SUPPLIED MATERIAL
______________________________
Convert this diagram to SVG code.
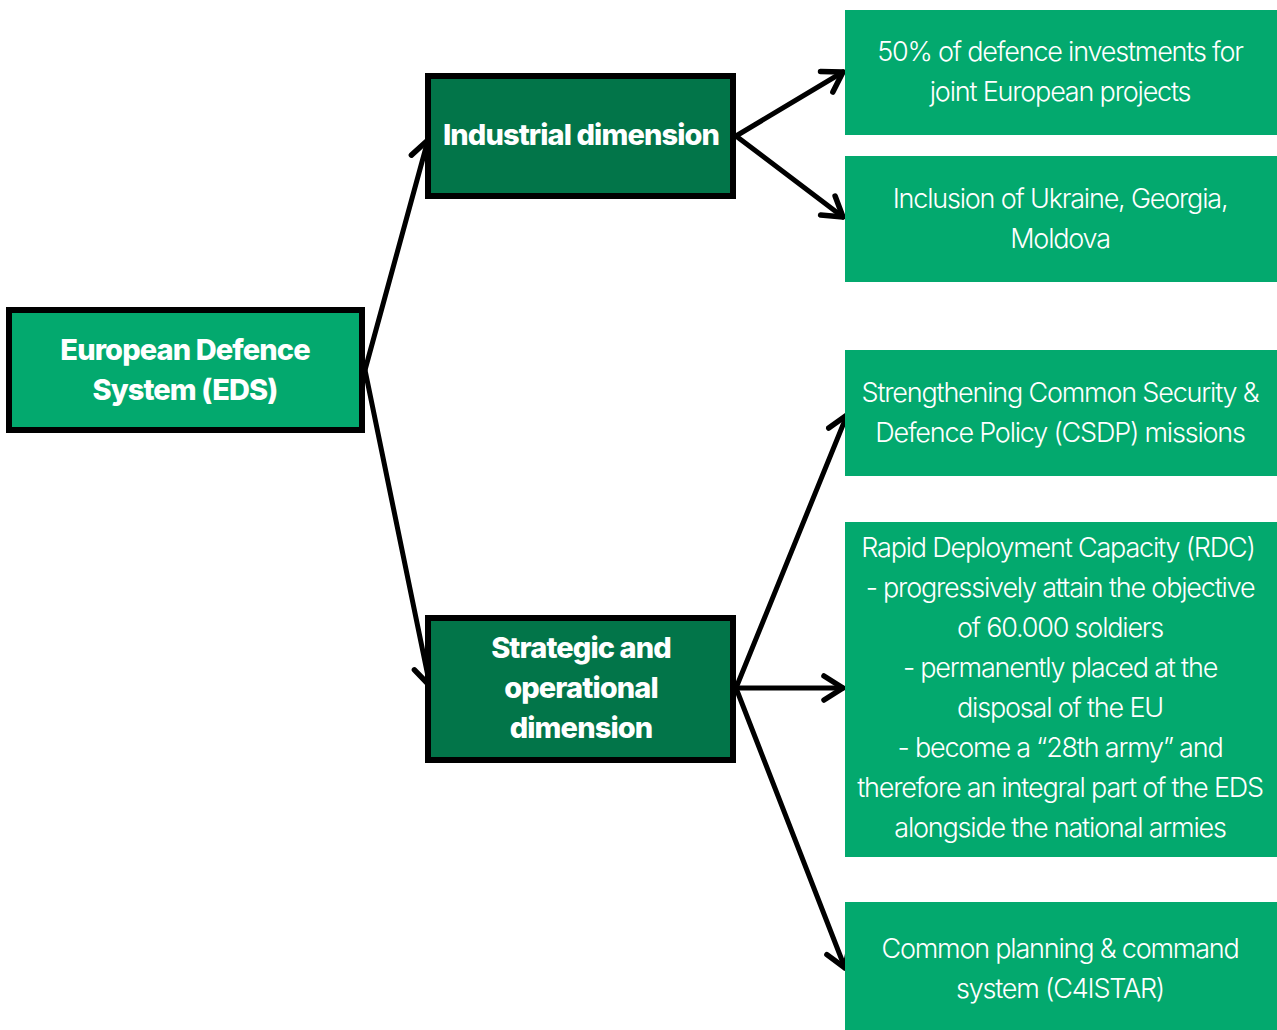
<svg xmlns="http://www.w3.org/2000/svg" width="1277" height="1030" viewBox="0 0 1277 1030">
<style>
.lt{fill:#03A96E}
.dk{fill:#027549}
.bd{stroke:#000;stroke-width:6}
.tb{font-family:Inter,"Liberation Sans",sans-serif;font-weight:800;font-size:29px;fill:#fff;text-anchor:middle;letter-spacing:-0.9px}
.tl{font-family:Inter,"Liberation Sans",sans-serif;font-weight:300;font-size:27px;fill:#fff;text-anchor:middle;letter-spacing:-1.2px}
.c{fill:none;stroke:#000;stroke-width:5;stroke-linecap:round;stroke-linejoin:round}
</style>
<defs>
<marker id="a" viewBox="-24 -15 28 30" refX="0" refY="0" markerWidth="28" markerHeight="30" markerUnits="userSpaceOnUse" orient="auto">
<path d="M-19,-12 L0,0 L-19,12" fill="none" stroke="#000" stroke-width="5.5" stroke-linecap="round" stroke-linejoin="round"/>
</marker>
</defs>
<g id="connectors">
<path class="c" d="M365,370 L428,140" marker-end="url(#a)"/>
<path class="c" d="M365,370 L430,686" marker-end="url(#a)"/>
<path class="c" d="M736,136 L843,72" marker-end="url(#a)"/>
<path class="c" d="M736,136 L843,217" marker-end="url(#a)"/>
<path class="c" d="M736,688 L847,415" marker-end="url(#a)"/>
<path class="c" d="M736,688 L843,688" marker-end="url(#a)"/>
<path class="c" d="M736,688 L845,968" marker-end="url(#a)"/>
</g>
<g id="eds">
<rect class="lt bd" x="9" y="310" width="353" height="120"/>
<text class="tb" x="185" y="360">European Defence</text>
<text class="tb" x="185" y="400">System (EDS)</text>
</g>
<g id="industrial">
<rect class="dk bd" x="428" y="76" width="305" height="120"/>
<text class="tb" x="581" y="145">Industrial dimension</text>
</g>
<g id="strategic">
<rect class="dk bd" x="428" y="618" width="305" height="142"/>
<text class="tb" x="581" y="658">Strategic and</text>
<text class="tb" x="581" y="698">operational</text>
<text class="tb" x="581" y="738">dimension</text>
</g>
<g id="invest">
<rect class="lt" x="845" y="10" width="432" height="125"/>
<text class="tl" x="1060" y="61">50% of defence investments for</text>
<text class="tl" x="1060" y="101">joint European projects</text>
</g>
<g id="inclusion">
<rect class="lt" x="845" y="156" width="432" height="126"/>
<text class="tl" x="1060" y="208">Inclusion of Ukraine, Georgia,</text>
<text class="tl" x="1060" y="248">Moldova</text>
</g>
<g id="csdp">
<rect class="lt" x="845" y="350" width="432" height="126"/>
<text class="tl" x="1060" y="402">Strengthening Common Security &amp;</text>
<text class="tl" x="1060" y="442">Defence Policy (CSDP) missions</text>
</g>
<g id="rdc">
<rect class="lt" x="845" y="522" width="432" height="335"/>
<text class="tl" x="1058" y="557">Rapid Deployment Capacity (RDC)</text>
<text class="tl" x="1060" y="597">- progressively attain the objective</text>
<text class="tl" x="1060" y="637">of 60.000 soldiers</text>
<text class="tl" x="1060" y="677">- permanently placed at the</text>
<text class="tl" x="1060" y="717">disposal of the EU</text>
<text class="tl" x="1060" y="757">- become a “28th army” and</text>
<text class="tl" x="1060" y="797">therefore an integral part of the EDS</text>
<text class="tl" x="1060" y="837">alongside the national armies</text>
</g>
<g id="c4istar">
<rect class="lt" x="845" y="902" width="432" height="128"/>
<text class="tl" x="1060" y="958">Common planning &amp; command</text>
<text class="tl" x="1060" y="998">system (C4ISTAR)</text>
</g>
</svg>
______________________________
SHORT PROBLEM
Quote in full the listing given above; the images are to be left out.

EXPECTED ANSWER
Convert this diagram to SVG code.
<svg xmlns="http://www.w3.org/2000/svg" width="1277" height="1030" viewBox="0 0 1277 1030">
<style>
.lt{fill:#03A96E}
.dk{fill:#027549}
.bd{stroke:#000;stroke-width:6}
.tb{font-family:Inter,"Liberation Sans",sans-serif;font-weight:800;font-size:29px;fill:#fff;text-anchor:middle;letter-spacing:-0.9px}
.tl{font-family:Inter,"Liberation Sans",sans-serif;font-weight:300;font-size:27px;fill:#fff;text-anchor:middle;letter-spacing:-1.2px}
.c{fill:none;stroke:#000;stroke-width:5;stroke-linecap:round;stroke-linejoin:round}
</style>
<defs>
<marker id="a" viewBox="-24 -15 28 30" refX="0" refY="0" markerWidth="28" markerHeight="30" markerUnits="userSpaceOnUse" orient="auto">
<path d="M-19,-12 L0,0 L-19,12" fill="none" stroke="#000" stroke-width="5.5" stroke-linecap="round" stroke-linejoin="round"/>
</marker>
</defs>
<g id="connectors">
<path class="c" d="M365,370 L428,140" marker-end="url(#a)"/>
<path class="c" d="M365,370 L430,686" marker-end="url(#a)"/>
<path class="c" d="M736,136 L843,72" marker-end="url(#a)"/>
<path class="c" d="M736,136 L843,217" marker-end="url(#a)"/>
<path class="c" d="M736,688 L847,415" marker-end="url(#a)"/>
<path class="c" d="M736,688 L843,688" marker-end="url(#a)"/>
<path class="c" d="M736,688 L845,968" marker-end="url(#a)"/>
</g>
<g id="eds">
<rect class="lt bd" x="9" y="310" width="353" height="120"/>
<text class="tb" x="185" y="360">European Defence</text>
<text class="tb" x="185" y="400">System (EDS)</text>
</g>
<g id="industrial">
<rect class="dk bd" x="428" y="76" width="305" height="120"/>
<text class="tb" x="581" y="145">Industrial dimension</text>
</g>
<g id="strategic">
<rect class="dk bd" x="428" y="618" width="305" height="142"/>
<text class="tb" x="581" y="658">Strategic and</text>
<text class="tb" x="581" y="698">operational</text>
<text class="tb" x="581" y="738">dimension</text>
</g>
<g id="invest">
<rect class="lt" x="845" y="10" width="432" height="125"/>
<text class="tl" x="1060" y="61">50% of defence investments for</text>
<text class="tl" x="1060" y="101">joint European projects</text>
</g>
<g id="inclusion">
<rect class="lt" x="845" y="156" width="432" height="126"/>
<text class="tl" x="1060" y="208">Inclusion of Ukraine, Georgia,</text>
<text class="tl" x="1060" y="248">Moldova</text>
</g>
<g id="csdp">
<rect class="lt" x="845" y="350" width="432" height="126"/>
<text class="tl" x="1060" y="402">Strengthening Common Security &amp;</text>
<text class="tl" x="1060" y="442">Defence Policy (CSDP) missions</text>
</g>
<g id="rdc">
<rect class="lt" x="845" y="522" width="432" height="335"/>
<text class="tl" x="1058" y="557">Rapid Deployment Capacity (RDC)</text>
<text class="tl" x="1060" y="597">- progressively attain the objective</text>
<text class="tl" x="1060" y="637">of 60.000 soldiers</text>
<text class="tl" x="1060" y="677">- permanently placed at the</text>
<text class="tl" x="1060" y="717">disposal of the EU</text>
<text class="tl" x="1060" y="757">- become a “28th army” and</text>
<text class="tl" x="1060" y="797">therefore an integral part of the EDS</text>
<text class="tl" x="1060" y="837">alongside the national armies</text>
</g>
<g id="c4istar">
<rect class="lt" x="845" y="902" width="432" height="128"/>
<text class="tl" x="1060" y="958">Common planning &amp; command</text>
<text class="tl" x="1060" y="998">system (C4ISTAR)</text>
</g>
</svg>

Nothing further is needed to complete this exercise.